Skvorecky's interest in crime fiction resulted in his well-known series featuring Prague's Lieutenant Boruvka, including The Mournful Demeanour of Lieutenant Boruvka (1966, tr 1974); 3 detective novels co-authored with his friend, poet Jan Sabrana; and 3 crime novels co-authored with his wife. Skvorecky's poetry was collected in 1999 in the volume ...There's No Remedy for this Pain. He has also published non-fiction, including countless articles; essays on literature, jazz and politics (Talkin' Moscow Blues, 1988; Le Camarade Joueur de jazz, 1996); an autobiography, Headed for the Blues (1996); and 2 volumes of essays on Czech cinema. Skvorecky's work has often been adapted for film and television, including Tank Battalion, released as a successful feature film. Skvorecky also created a series of monthly talks on international literature for Voice of America from 1973-1990.
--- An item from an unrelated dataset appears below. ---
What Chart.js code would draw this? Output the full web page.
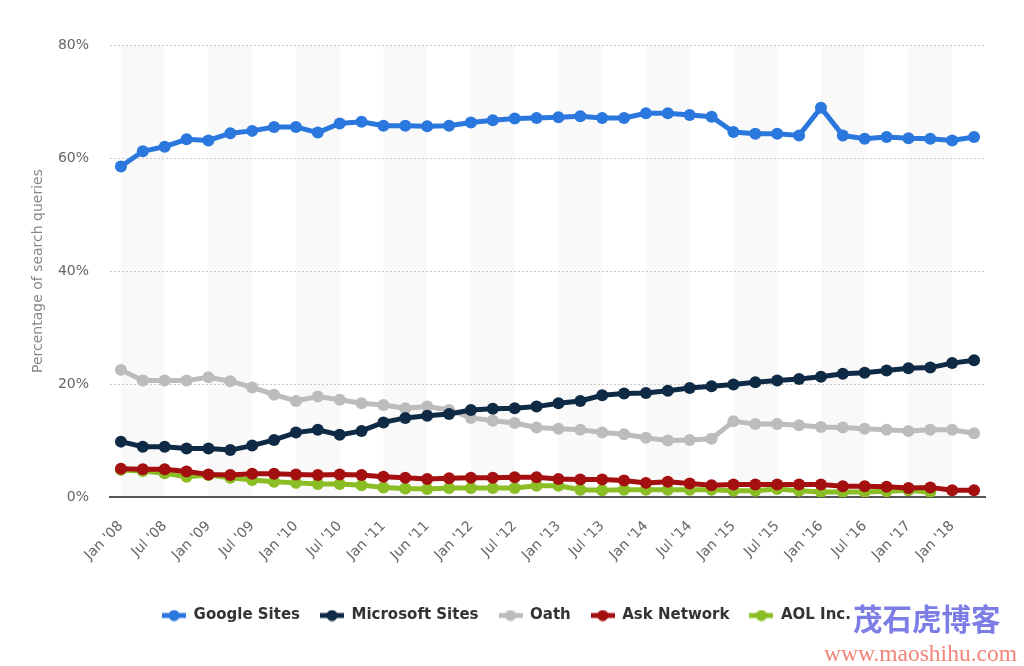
<!DOCTYPE html>
<html>
<head>
<meta charset="utf-8">
<script src="https://cdn.jsdelivr.net/npm/chart.js@4"></script>
<style>
  html, body { margin: 0; padding: 0; background: #fff; }
  #wrap { position: relative; width: 1024px; height: 666px; }
  #wm1 { position: absolute; left: 853px; top: 598px; font-family: "Noto Sans CJK SC", sans-serif; font-size: 29.5px; font-weight: 700; color: #7d7de6; letter-spacing: 0px; line-height: 38px; }
  #wm2 { position: absolute; left: 824px; top: 640px; font-family: "Liberation Serif", serif; font-size: 23.5px; color: #f2857a; line-height: 26px; }
</style>
</head>
<body>
<div id="wrap">
  <canvas id="c" width="1024" height="666"></canvas>
  <div id="wm1">茂石虎博客</div>
  <div id="wm2">www.maoshihu.com</div>
</div>
<script>
const categories = ["Jan '08","Apr '08","Jul '08","Oct '08","Jan '09","Apr '09","Jul '09","Oct '09",
  "Jan '10","Apr '10","Jul '10","Oct '10","Jan '11","Mar '11","Jun '11","Sep '11",
  "Jan '12","Apr '12","Jul '12","Oct '12","Jan '13","Apr '13","Jul '13","Oct '13",
  "Jan '14","Apr '14","Jul '14","Oct '14","Jan '15","Apr '15","Jul '15","Oct '15",
  "Jan '16","Apr '16","Jul '16","Oct '16","Jan '17","Jul '17","Jan '18","Apr '18"];

const googleSites = [58.5,61.2,62.0,63.3,63.1,64.4,64.8,65.5,65.5,64.5,66.1,66.4,65.7,65.7,65.6,65.7,
  66.3,66.7,67.0,67.1,67.2,67.4,67.1,67.1,67.9,67.9,67.6,67.3,64.6,64.3,64.3,64.0,
  68.9,64.0,63.4,63.7,63.5,63.4,63.1,63.7];
const microsoftSites = [9.8,8.9,8.9,8.6,8.6,8.3,9.1,10.1,11.4,11.9,11.0,11.7,13.2,14.0,14.4,14.7,
  15.4,15.6,15.7,16.0,16.6,17.0,18.0,18.3,18.4,18.8,19.3,19.6,19.9,20.3,20.6,20.9,
  21.3,21.8,22.0,22.4,22.8,22.9,23.7,24.2];
const oath = [22.5,20.6,20.6,20.6,21.2,20.5,19.4,18.1,17.0,17.8,17.2,16.6,16.3,15.7,16.0,15.4,
  14.0,13.5,13.1,12.3,12.1,11.9,11.4,11.1,10.5,10.0,10.1,10.3,13.4,12.9,12.9,12.7,
  12.4,12.3,12.1,11.9,11.7,11.9,11.9,11.3];
const askNetwork = [5.0,4.9,4.9,4.5,4.0,3.9,4.1,4.1,4.0,3.9,4.0,3.9,3.6,3.4,3.2,3.3,
  3.4,3.4,3.5,3.5,3.2,3.1,3.1,2.9,2.5,2.7,2.4,2.1,2.2,2.2,2.2,2.2,
  2.2,1.9,1.9,1.8,1.6,1.7,1.2,1.2];
const aolInc = [4.8,4.6,4.2,3.6,3.9,3.4,3.0,2.7,2.5,2.3,2.3,2.1,1.7,1.5,1.4,1.6,
  1.6,1.6,1.6,2.0,2.0,1.3,1.2,1.3,1.3,1.3,1.3,1.3,1.1,1.1,1.4,1.1,
  0.9,0.9,0.9,1.0,1.2,0.9];
const yTicks = [0,20,40,60,80];

const seriesNames = ["Google Sites","Microsoft Sites","Oath","Ask Network","AOL Inc."];
const seriesColors = ["#2a77de","#0f2a44","#bcbcbc","#a40f0f","#8bbd24"];
const seriesData = [googleSites, microsoftSites, oath, askNetwork, aolInc];

function legendMarker(color) {
  const c = document.createElement('canvas');
  c.width = 24; c.height = 12;
  const g = c.getContext('2d');
  g.strokeStyle = color; g.lineWidth = 5;
  g.beginPath(); g.moveTo(0, 6); g.lineTo(24, 6); g.stroke();
  g.fillStyle = color;
  g.beginPath(); g.arc(12, 6, 5.5, 0, Math.PI * 2); g.fill();
  return c;
}
const markers = seriesColors.map(legendMarker);

const bandPlugin = {
  id: 'bands',
  beforeDraw(chart) {
    const {ctx, chartArea, scales} = chart;
    const x = scales.x;
    ctx.save();
    ctx.fillStyle = '#f9f9f9';
    for (let i = 0; i + 2 < categories.length; i += 4) {
      const x0 = x.getPixelForValue(i);
      const x1 = x.getPixelForValue(i + 2);
      ctx.fillRect(x0, chartArea.top, x1 - x0, chartArea.bottom - chartArea.top);
    }
    ctx.restore();
  }
};

Chart.defaults.font.family = '"DejaVu Sans", "Open Sans", sans-serif';

new Chart(document.getElementById('c'), {
  type: 'line',
  data: {
    labels: categories,
    datasets: seriesNames.map((n, i) => ({
      label: n,
      data: seriesData[i],
      borderColor: seriesColors[i],
      backgroundColor: seriesColors[i],
      borderWidth: 5,
      pointRadius: 6,
      pointHoverRadius: 6,
      pointBorderWidth: 0,
      tension: 0,
      fill: false
    }))
  },
  options: {
    responsive: false,
    animation: false,
    layout: { padding: { top: 45, right: 39, bottom: 33, left: 28 } },
    plugins: {
      tooltip: { enabled: false },
      legend: {
        position: 'bottom',
        labels: {
          usePointStyle: true,
          pointStyleWidth: 24,
          padding: 20,
          color: '#333',
          font: { size: 15, weight: 'bold' },
          generateLabels(chart) {
            return chart.data.datasets.map((d, i) => ({
              text: d.label,
              pointStyle: markers[i],
              fillStyle: d.borderColor,
              strokeStyle: d.borderColor,
              lineWidth: 0,
              hidden: false,
              datasetIndex: i,
              fontColor: '#333'
            }));
          }
        }
      }
    },
    scales: {
      x: {
        offset: true,
        afterFit(s) { s.height = 91; },
        grid: { display: false, drawTicks: false },
        border: { display: true, color: '#555', width: 2 },
        ticks: {
          autoSkip: false,
          minRotation: 45,
          maxRotation: 45,
          padding: 21,
          color: '#666',
          font: { size: 14 },
          callback(v, i) { return i % 2 === 0 ? categories[i] : ''; }
        }
      },
      y: {
        min: 0,
        max: 80,
        afterBuildTicks(s) { s.ticks = yTicks.map(v => ({ value: v })); },
        afterFit(s) { s.width = 82; },
        border: { display: false, dash: [2, 2] },
        grid: {
          drawTicks: false,
          color: (c) => c.tick && c.tick.value === 0 ? 'rgba(0,0,0,0)' : '#c8c8c8',
          lineWidth: 1
        },
        ticks: {
          padding: 21,
          color: '#666',
          font: { size: 14 },
          callback(v) { return v + '%'; }
        },
        title: {
          display: true,
          text: 'Percentage of search queries',
          color: '#888',
          font: { size: 14 },
          padding: { top: 2, bottom: 0 }
        }
      }
    }
  },
  plugins: [bandPlugin]
});
</script>
</body>
</html>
Josef Skvorecky's work reflects his essentially comic view of life; his scholarly knowledge of music, film and fictional form; his opposition to totalitarianism and repression; and his compassion for characters like exiles, lovers and artists, drawn from societies in constant flux. Skvorecky's fictional alter ego, Danny Smiricky, a saxophone player full of vitality and ironic humour, has appeared in several of his novels, including The Cowards, The Tank Battalion and The Engineer of Human Souls. Skvorecky enjoys a wide reputation throughout the literary world: he won a Guggenheim Fellowship and the Neustadt International Prize for Literature in 1980, and in 1982 was nominated for the Nobel Prize. In 1999 he was awarded the Czech Republic State Prize for Literature, and in 2001 the Prize of the Comenius Pangea Foundation "For Improvement of Human Affairs." In 1990 Vaclav Havel presented him with the Czech Republic's Order of the White Lion for his services to Czech literature, and in 1992 Skvorecky was appointed to the ORDER OF CANADA.